In today’s world about 780 million people, 11% of the world’s population, lack any type of access to clean water. This is widespread mostly through arid and semi-arid regions of the world due to low precipitation rates and scarce availability of natural water sources. Furthermore, water pollution also creates a severe problem with an estimated 3.4 million people dying each year from water related diseases. The combination of the two dilemmas has inspired the development of various techniques and technologies that can extract clean water from places that in the past seemed impossible. Such a technique is humidity harvesting. This technique has great potential in humid regions such as the MENA region, where humidity can reach upwards of 80% humidity (harvesting can only occur if humidity is over 69%).
Humidity harvesting is a very simple concept. It relies on the natural process of condensation to be able to extract water (in the form of water vapor) from the air and create fresh drinkable water. What is particularly interesting about humidity harvesting is that unlike desalination and wastewater treatment plants it can be inexpensive and easy to construct. However, like wastewater treatment and desalination it can also be quite expensive if it is to be used to maintain large communities.
Different techniques and technologies
Its ease of construction and low cost has led people to create different ways of harvesting humidity from the air (which rely on condensation). Three inventions whose use has been increasing are Skywell, Warka Towers, and Airdrop Irrigation. All three technologies do not require large amounts of income or advanced technologies to complete, and are designed to help remote communities, with little or no income, get access to clean water.
1. Skywell: This system uses the simple process of condensation on a cold flat surface to produce clean water. A large corrugated sail with hydrophobic (does not absorb water molecules) coating is used to condense and collect humidity from the air. The water is then directed into a reservoir where it is filtered so it can be used immediately or stored for periods of drought. Despite its simplicity this system will be able to produce up to 110 liters per day, supplying 60 individuals with their needed daily supply of clean water as long as the system is functioning. This will have significant effects on community and social development within poor and water scarce countries.
2. Warka Tower: This is an inexpensive 30 feet tall vase-shaped structure that is very easily assembled. It consists of an outer casing comprised of lightweight elastic wooden stalks, known as juncus, and a mesh net made of nylon or polypropylene hanging on the inside collecting droplets of dew that form along its surface. The droplets then run down the net and into a container at the bottom of the structure from which people extract the water for its use. However this invention, which produces 95 liters per day, is mainly used for small remote communities in the arid areas of Africa.
3. Airdrop Irrigation: This technology allows the irrigation of crops using only water extracted from the air. Utilizing a turbine intake system, air is channeled underground through a network of piping that quickly cools the air to soil temperature. This process creates an environment with 100% humidity, from which water is then harvested. The water is then stored in an underground container ready to be pumped out via sub-surface drip irrigation hosing.
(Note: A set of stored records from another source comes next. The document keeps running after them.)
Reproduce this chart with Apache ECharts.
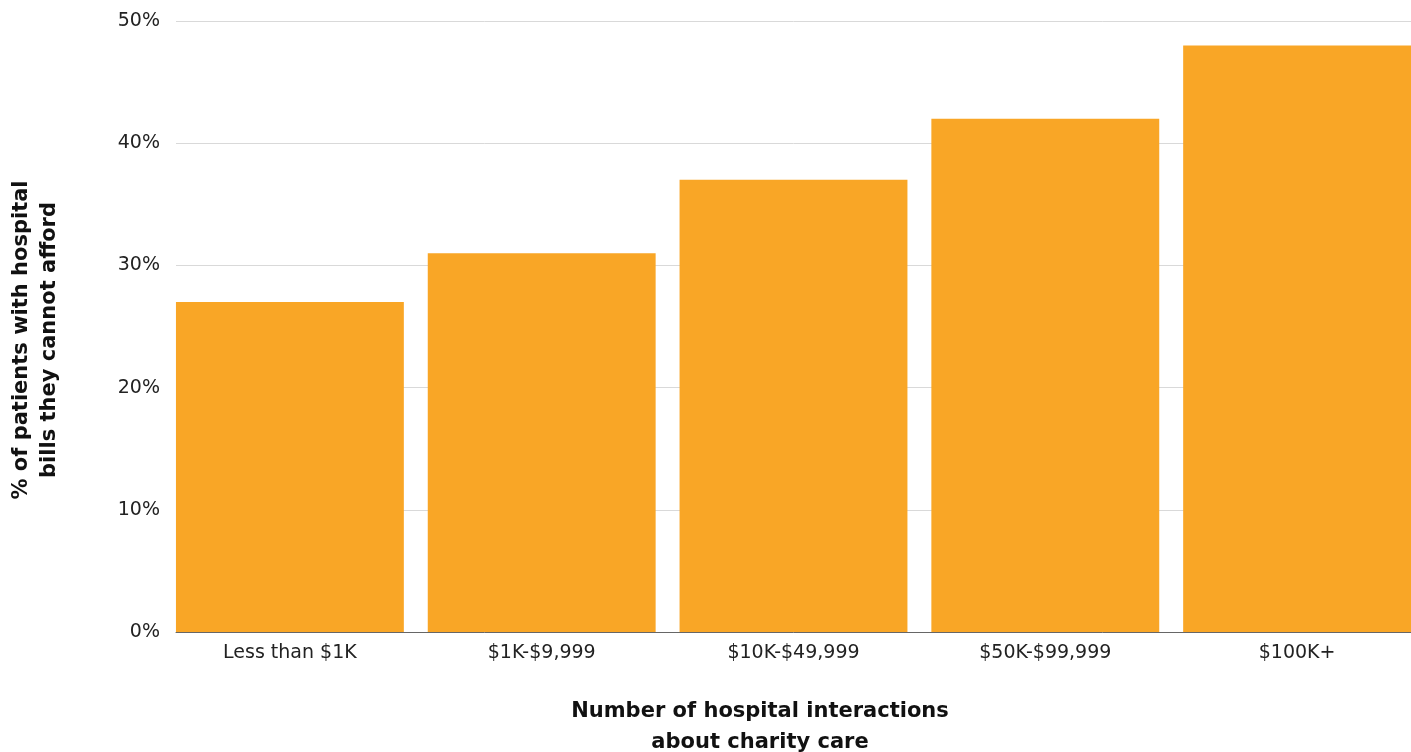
<!DOCTYPE html>
<html>
<head>
<meta charset="utf-8">
<script src="https://cdn.jsdelivr.net/npm/echarts@6/dist/echarts.min.js"></script>
<style>
  html, body { margin: 0; padding: 0; background: #ffffff; }
  #chart { width: 1411px; height: 752px; }
</style>
</head>
<body>
<div id="chart"></div>
<script>
// Spending brackets and share of patients with hospital bills they cannot afford (%)
const categories = ['Less than $1K', '$1K-$9,999', '$10K-$49,999', '$50K-$99,999', '$100K+'];
const shareValues = [27, 31, 37, 42, 48];
const yTicks = { min: 0, max: 50, interval: 10 };

const FONT = 'DejaVu Sans';
const chart = echarts.init(document.getElementById('chart'), null, { renderer: 'canvas' });

chart.setOption({
  animation: false,
  textStyle: { fontFamily: FONT },
  grid: [
    // grid for the value axis, gridlines and baseline
    { left: 176, right: 0, top: 21, bottom: 120, outerBoundsMode: 'none', containLabel: false },
    // grid for the bars: wider by half a gap on each side so the outer bars sit flush
    { left: 164, width: 1259, top: 21, bottom: 120, outerBoundsMode: 'none', containLabel: false }
  ],
  xAxis: [
    {
      gridIndex: 0, type: 'value', min: 0, max: 1,
      axisLine: { show: true, onZero: false, lineStyle: { color: '#666666', width: 1 } },
      axisTick: { show: false }, axisLabel: { show: false }, splitLine: { show: false }
    },
    {
      gridIndex: 1, type: 'category', data: categories,
      axisLine: { show: false }, axisTick: { show: false },
      axisLabel: { color: '#222222', fontSize: 19, margin: 12, fontFamily: FONT }
    }
  ],
  yAxis: [
    {
      gridIndex: 0, type: 'value', min: yTicks.min, max: yTicks.max, interval: yTicks.interval,
      axisLine: { show: false }, axisTick: { show: false },
      axisLabel: { color: '#222222', fontSize: 19, margin: 16, formatter: '{value}%', fontFamily: FONT },
      splitLine: { lineStyle: { color: '#d9d9d9', width: 1 } }
    },
    {
      gridIndex: 1, type: 'value', min: yTicks.min, max: yTicks.max, interval: yTicks.interval,
      show: false
    }
  ],
  series: [
    {
      type: 'bar', xAxisIndex: 1, yAxisIndex: 1,
      data: shareValues,
      barCategoryGap: '9.5%',
      itemStyle: { color: '#F9A626' },
      z: 3
    }
  ],
  graphic: [
    {
      type: 'text',
      x: 760, y: 727,
      style: {
        text: 'Number of hospital interactions\nabout charity care',
        font: 'bold 21px "DejaVu Sans"', fill: '#111111',
        textAlign: 'center', textVerticalAlign: 'middle', lineHeight: 31
      }
    },
    {
      type: 'text',
      x: 36, y: 340, rotation: Math.PI / 2,
      style: {
        text: '% of patients with hospital\nbills they cannot afford',
        font: 'bold 21px "DejaVu Sans"', fill: '#111111',
        textAlign: 'center', textVerticalAlign: 'middle', lineHeight: 28
      }
    }
  ]
});
</script>
</body>
</html>
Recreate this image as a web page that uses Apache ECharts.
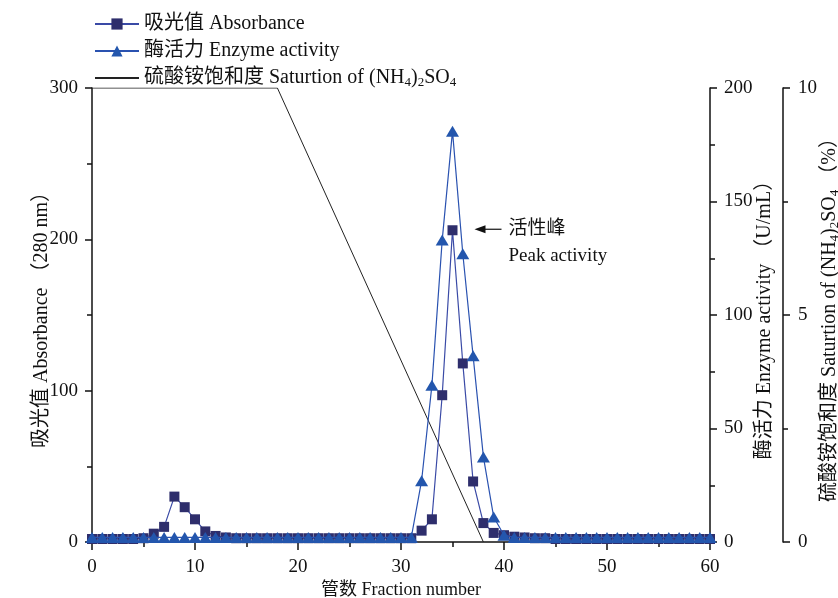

Innovation has also led to the construction of technology that allows humidity harvesting to support large communities. Such a technology is known as “Aquasphere”. Aquasphere, which can produce around 100,000 liters per day, uses the Water Extractions and Purification technology (W.E.P.S) as a method of extracting water from the air. In an interview with Hisham Fawzi, the creator of Aquasphere, he stated that Aquasphere technology is fully capable to support entire cities. However, unlike the aforementioned techniques, it can be quite costly. Hisham insists that implementing this technology is “not just an investment for the future; it goes deep into the individual’s wellbeing”. “Governments cannot put a price on the wellbeing of its citizens and Aquasphere technology is a way that can reduce the number of human beings affected by diseases contracted from consumption of unclean water” Hisham adds.
What to make of it all:
Humidity harvesting has been adapted to suit the needs of various scenarios. It can be implemented on a small scale where it is used as a source of fresh water to remote villages, and on a big scale where it can be used to provide water to entire communities. Therefore, technologies and techniques such as these have the capacity to significantly improve the availability and access to clean water in water scarce regions like MENA. However, in order for this scenario to become a reality governments and municipalities in different countries must take the initiative to invest heavily in humidity harvesting. Only then can mankind be closer to solving worldwide water scarcity.